Bolsa, mercados y cotizaciones

Wall Street rises on overseas optimism; S&P touches record

By Chuck Mikolajczak

NEW YORK (Reuters) - U.S. stocks advanced modestly on Friday, as the S&P 500 scaled a new intraday record, helped by investor optimism regarding Greece and Ukraine and upbeat German growth data.

Germany grew 0.7 percent in the fourth quarter, more than double the expected 0.3 percent, pointing to a stronger 2015 for Europe's biggest economy.

Equities have rallied this week after a ceasefire agreement between Ukraine and Russia, and apparent progress on a deal on Greek debt in the euro zone. For the week, the Dow <.DJI> is up 1.1 percent, the S&P 500 <.SPX> is up 1.8 percent and the Nasdaq <.IXIC> is up 2.5 percent.

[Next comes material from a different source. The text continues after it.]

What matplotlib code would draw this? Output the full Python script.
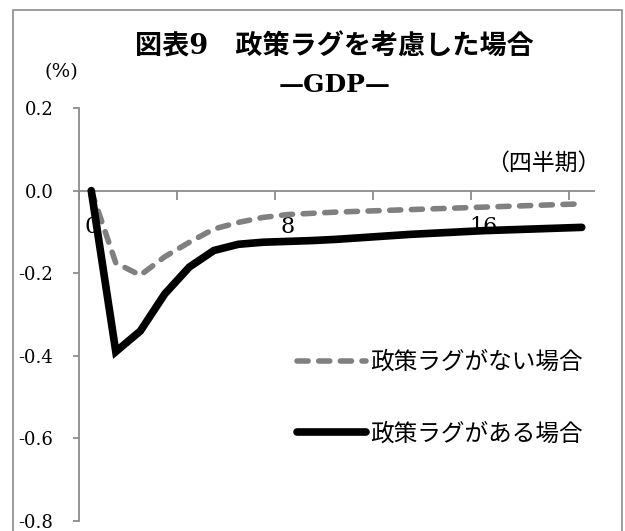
import matplotlib
matplotlib.use("Agg")
import matplotlib.pyplot as plt
import numpy as np
from matplotlib.patches import Rectangle

# 四半期
quarters = list(range(0, 21))
# 政策ラグがない場合
no_lag = [0.0, -0.175, -0.205, -0.16, -0.125, -0.093, -0.077, -0.065, -0.058, -0.055,
          -0.052, -0.050, -0.048, -0.046, -0.044, -0.042, -0.040, -0.038, -0.036, -0.034, -0.032]
# 政策ラグがある場合
with_lag = [0.0, -0.39, -0.34, -0.25, -0.185, -0.145, -0.13, -0.125, -0.123, -0.121,
            -0.118, -0.114, -0.110, -0.106, -0.103, -0.100, -0.097, -0.095, -0.093, -0.091, -0.089]

yticks = [0.2, 0.0, -0.2, -0.4, -0.6, -0.8]
ytick_labels = ["0.2", "0.0", "-0.2", "-0.4", "-0.6", "-0.8"]
xlabel_pos = [0, 8, 16]
xlabel_text = ["0", "8", "16"]

serif = ["DejaVu Serif", "Noto Sans CJK JP"]
cjk = ["Noto Sans CJK JP", "DejaVu Sans"]
axis_gray = "#8c8c8c"

W, H = 625, 531
fig = plt.figure(figsize=(W / 100, H / 100), dpi=100)
ax = fig.add_axes([79 / W, 1 - 521 / H, (594 - 79) / W, 413 / H])

ax.plot(quarters, no_lag, color="#808080", lw=4.0, linestyle=(0, (2.0, 1.9)),
        dash_capstyle="round", solid_capstyle="round", label="政策ラグがない場合", zorder=3)
ax.plot(quarters, with_lag, color="black", lw=5.5, solid_joinstyle="miter",
        solid_capstyle="round", label="政策ラグがある場合", zorder=4)

ax.set_xlim(-0.5, 20.5)
ax.set_ylim(-0.8, 0.2)

for s in ["top", "right"]:
    ax.spines[s].set_visible(False)
ax.spines["bottom"].set_position(("data", 0))
for s in ["left", "bottom"]:
    ax.spines[s].set_color(axis_gray)
    ax.spines[s].set_linewidth(1.3)

ax.set_yticks(yticks)
ax.set_yticklabels(ytick_labels, family=serif, fontsize=13)
ax.tick_params(axis="y", direction="out", length=4.5, width=1.3, color=axis_gray, pad=14)

ax.set_xticks(np.arange(-0.5, 20.5, 4))
ax.set_xticklabels([])
ax.tick_params(axis="x", which="major", direction="out", length=6.5, width=1.3, color=axis_gray)
ax.set_xticks(xlabel_pos, minor=True)
ax.set_xticklabels(xlabel_text, minor=True, family=serif, fontsize=16)
ax.tick_params(axis="x", which="minor", length=0, pad=18)

leg = ax.legend(loc="upper left", bbox_to_anchor=(285 / W, 1 - 339 / H),
                bbox_transform=fig.transFigure, frameon=False, borderpad=0,
                handlelength=2.95, handletextpad=0.15, labelspacing=2.05,
                prop={"family": cjk, "size": 17})

fig.text(334 / W, 1 - 47 / H, "図表9　政策ラグを考慮した場合", ha="center", va="center",
         fontsize=19.5, fontweight="bold", family=serif)
fig.text(335 / W, 1 - 85 / H, "—GDP—", ha="center", va="center",
         fontsize=18, fontweight="bold", family=serif)
fig.text(61 / W, 1 - 72 / H, "(%)", ha="center", va="center", fontsize=14, family=serif)
fig.text(543 / W, 1 - 163 / H, "（四半期）", ha="center", va="center", fontsize=16.5, family=cjk)

fig.patches.append(Rectangle((13 / W, -0.05), (622 - 13) / W, 1 - 10 / H + 0.05,
                             transform=fig.transFigure, fill=False,
                             edgecolor="#8c8c8c", lw=1.2))

fig.savefig("out.png", dpi=100)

"Investors have been very cautious, overly so in equities, over the past month or so. That seems to be mostly attributable to overseas risks. Those risks are coming off the table this week," said Scott Colyer, chief executive officer of Advisors Asset Management, an investment advisory firm in Monument, Colorado.

He also cited overall strength in U.S. earnings growth despite the impact of the strong dollar on some firms with overseas sales exposure.

The Dow Jones industrial average <.DJI> rose 31.37 points, or 0.17 percent, to 18,003.75, the S&P 500 <.SPX> gained 3.07 points, or 0.15 percent, to 2,091.55 and the Nasdaq Composite <.IXIC> added 18.47 points, or 0.38 percent, to 4,876.08.

The S&P hit an intraday record of 2093.79, surpassing its prior record set on Dec. 29.

A Greek government spokesman said the country will make every effort to reach a deal at Monday's meeting of euro zone finance ministers on how to transition to a new support program, but Eurogroup President Jeroen Dijsselbloem said he was "very pessimistic" about a final deal being reached by Monday.

U.S.-listed shares of National Bank of Greece jumped 16 percent to $1.65.

American Express weighed most on the S&P index with a 2.8 percent decline as several brokerages slashed their price targets for the company after Costco said it would stop accepting its card in its U.S. stores.

Of the 391 S&P 500 companies that have reported earnings, about 71.1 percent have topped profit expectations, according to Thomson Reuters data, while 57.5 percent have beaten on revenue. The earnings growth rate for the quarter is 6.6 percent, down from the 11.2 percent expected on Oct. 1, but up from 4.2 percent expected on Jan. 1.

U.S. import prices tumbled 2.8 percent in January, the largest decline since December 2008 and the seventh straight month of declines, indicating inflation pressures could remain subdued, while consumer sentiment fell from an 11-year high.

Advancing issues outnumbered declining ones on the NYSE by 1,848 to 1,148, for a 1.61-to-1 ratio; on the Nasdaq, 1,540 issues rose and 1,085 fell, a 1.42-to-1 ratio favoring advancers.

The S&P 500 was posting 73 new 52-week highs and 1 new low; the Nasdaq Composite was recording 106 new highs and 18 new lows.